The future of software isn't written by people using tools; it is orchestrated by agents that inhabit the infrastructure itself.
Guillermo Rauch, Vercel’s CEO, has signaled that the company is effectively preparing for an initial public offering. This move is less about a need for capital and more about validating a new economic reality. When software begins to write, deploy, and monitor itself, the value of the platform providing those capabilities increases exponentially. We are moving away from the 'no-code' era and entering the 'all-code' era, where the volume of software will grow by orders of magnitude because humans are no longer the bottleneck.
From Static Hosting to Dynamic Intelligence
The history of computing is a story of increasing abstraction. We moved from punch cards to assembly, then to high-level languages, and eventually to the cloud. Each step removed a layer of physical friction. Vercel represents the final layer of this abstraction. By providing a framework where the distance between an idea and a live URL is measured in seconds, they have created a playground for AI models that can iterate at speeds no human team could match.
Consider the shift in how revenue is generated in this environment. In the traditional model, a developer tool made money based on the number of seats—the human beings—using the software. In the agent-driven economy, the seat becomes irrelevant. What matters instead is the compute, the bandwidth, and the reliability of the deployment pipeline. Vercel’s recent surge in revenue isn't coming from hiring more developers; it is coming from the sheer volume of output generated by large language models acting as software architects.
This transition mirrors the automation of the textile industry during the Industrial Revolution. The looms didn't just make weaving easier; they changed the nature of what a fabric could be. When code becomes a commodity produced by agents, the platform that hosts that code becomes the new utility. Vercel isn't just a hosting provider anymore; it is the operating system for a world where software is fluid, constant, and increasingly autonomous.
The Proliferation of the Invisible Web
As we look toward a potential IPO, the narrative will likely focus on the company's financial metrics and its dominance in the React ecosystem. But the real story is the emergence of the invisible web. This is a layer of the internet designed by machines, for machines, intended to solve specific, transient problems before disappearing. Unlike the static websites of the 2010s, these agent-built applications are ephemeral and highly personalized.

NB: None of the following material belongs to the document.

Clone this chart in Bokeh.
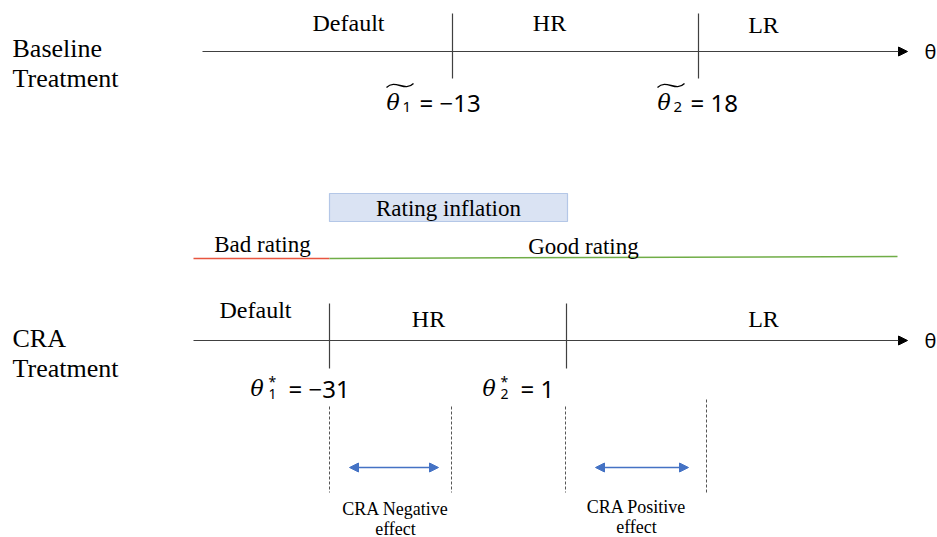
from bokeh.plotting import figure
from bokeh.models import Arrow, NormalHead
from bokeh.core.properties import value
from bokeh.embed import file_html
from bokeh.resources import INLINE

# ---- data ----
regions = ["Default", "HR", "LR"]
baseline_thresholds = [-13, 18]
cra_thresholds = [-31, 1]
threshold_subscripts = ["1", "2"]
rating_labels = ["Bad rating", "Good rating"]
effect_top = ["CRA Negative", "CRA Positive"]
effect_bottom = ["effect", "effect"]
treatment_top = ["Baseline", "CRA"]
treatment_bottom = ["Treatment", "Treatment"]

# ---- layout (page pixel coordinates) ----
W, H = 937, 537
p = figure(width=W, height=H, x_range=(0, W), y_range=(H, 0),
           output_backend="svg", toolbar_location=None, min_border=0)
p.axis.visible = False
p.grid.visible = False
p.outline_line_color = None
p.background_fill_color = "white"
p.border_fill_color = "white"

SERIF = value("Liberation Serif")
MATHI = value("DejaVu Serif")
SANS = value("Noto Sans")


def fmt(v):
    return str(v).replace("-", "\u2212")


def txt(x, y, t, font=SERIF, size="24px", align="center", baseline="middle", style="normal"):
    p.text(x=x, y=y, text=t, text_font=font, text_font_size=size, text_align=align,
           text_baseline=baseline, text_font_style=style, text_color="black")


# treatment labels
txt([12, 12], [48, 338], treatment_top, size="26px", align="left")
txt([12, 12], [78, 368], treatment_bottom, size="26px", align="left")

# axes with arrowheads
axis_y = [51, 340]
axis_x0 = [202, 193]
for x0, y in zip(axis_x0, axis_y):
    p.add_layout(Arrow(x_start=x0, y_start=y, x_end=907, y_end=y, line_color="#404040",
                       line_width=1.2,
                       end=NormalHead(size=9, fill_color="black", line_color="black")))
txt([924, 924], axis_y, ["\u03b8", "\u03b8"], font=SANS, size="20px", align="left")

# baseline ticks and labels
b_ticks = [452, 698]
p.segment(x0=b_ticks, y0=[13] * 2, x1=b_ticks, y1=[78] * 2, line_color="#404040", line_width=1.2)
txt([348, 549, 763], [22, 22, 24], regions, size="24px")

# baseline thresholds: theta-tilde_i = value
bt_x = [386, 657]
txt(bt_x, [102, 102], ["\u03b8", "\u03b8"], font=MATHI, size="22px", align="left",
    baseline="alphabetic", style="italic")
txt([x + 16 for x in bt_x], [106, 106], threshold_subscripts, font=SANS, size="15px",
    align="left", baseline="alphabetic")
p.bezier(x0=[x for x in bt_x], y0=[87, 87], x1=[x + 27 for x in bt_x], y1=[83, 83],
         cx0=[x + 9 for x in bt_x], cy0=[78, 78], cx1=[x + 18 for x in bt_x], cy1=[92, 92],
         line_color="black", line_width=1.3)
txt([x + 33 for x in bt_x], [102, 102], ["= " + fmt(v) for v in baseline_thresholds],
    font=SANS, size="24px", align="left", baseline="alphabetic")

# rating inflation box
p.quad(left=[329], right=[567], top=[193], bottom=[221], fill_color="#dae3f3",
       line_color="#b4c7e7", line_width=1.2)
txt([448], [208], ["Rating inflation"], size="23px")

# rating lines
p.segment(x0=[193], y0=[258], x1=[329], y1=[258], line_color="#e8553f", line_width=1.5)
p.segment(x0=[329], y0=[258], x1=[897], y1=[256], line_color="#70ad47", line_width=1.5)
txt([262, 583], [244, 246], rating_labels, size="23px")

# CRA ticks and labels
c_ticks = [329, 566]
p.segment(x0=c_ticks, y0=[303] * 2, x1=c_ticks, y1=[368] * 2, line_color="#404040", line_width=1.2)
txt([255, 428, 763], [309, 318, 318], regions, size="24px")

# CRA thresholds: theta*_i = value
ct_x = [250, 482]
txt(ct_x, [388, 388], ["\u03b8", "\u03b8"], font=MATHI, size="22px", align="left",
    baseline="alphabetic", style="italic")
txt([x + 18 for x in ct_x], [393, 393], threshold_subscripts, font=SANS, size="14px",
    align="left", baseline="alphabetic")
txt([x + 18 for x in ct_x], [381, 381], ["*", "*"], font=SANS, size="14px",
    align="left", baseline="alphabetic")
txt([x + 38 for x in ct_x], [388, 388], ["= " + fmt(v) for v in cra_thresholds],
    font=SANS, size="24px", align="left", baseline="alphabetic")

# dashed effect bounds
dash_x = [329, 451, 565, 706]
p.segment(x0=dash_x, y0=[406, 406, 406, 399], x1=dash_x, y1=[492] * 4,
          line_color="#555555", line_width=1, line_dash="3 2")

# double-headed arrows
for xa, xb in [(349, 438), (595, 688)]:
    p.add_layout(Arrow(x_start=xa, y_start=467, x_end=xb, y_end=467, line_color="#4472c4",
                       line_width=1.5,
                       start=NormalHead(size=9, fill_color="#4472c4", line_color="#4472c4"),
                       end=NormalHead(size=9, fill_color="#4472c4", line_color="#4472c4")))

txt([395, 636], [508, 506], effect_top, size="18px")
txt([395, 636], [528, 526], effect_bottom, size="18px")

open("out.html", "w").write(file_html(p, INLINE))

Marketing and development have historically been two separate silos, often clashing over speed and execution. Agents bridge this gap by allowing marketers to generate functional digital experiences using natural language, backed by Vercel’s infrastructure. The barrier between 'wanting' an application and 'having' one has effectively evaporated. This creates a flywheel effect: more agents lead to more deployments, which leads to more data, which further optimizes the agents.
The economic implications for startups are profound. The cost of failure for a digital product is dropping toward zero. If an agent can spin up a thousand variations of a landing page or a tool in the time it takes a human to attend a stand-up meeting, the window for competitive advantage shifts entirely to strategy and intent, rather than execution. Vercel is betting that as the volume of code explodes, the world will need a singular, high-performance funnel to catch it all.
Five years from now, the concept of 'building a website' will feel as archaic as hand-cranking a motor, as we inhabit a digital environment that constantly reconfigures itself around our immediate needs through a seamless layer of autonomous infrastructure.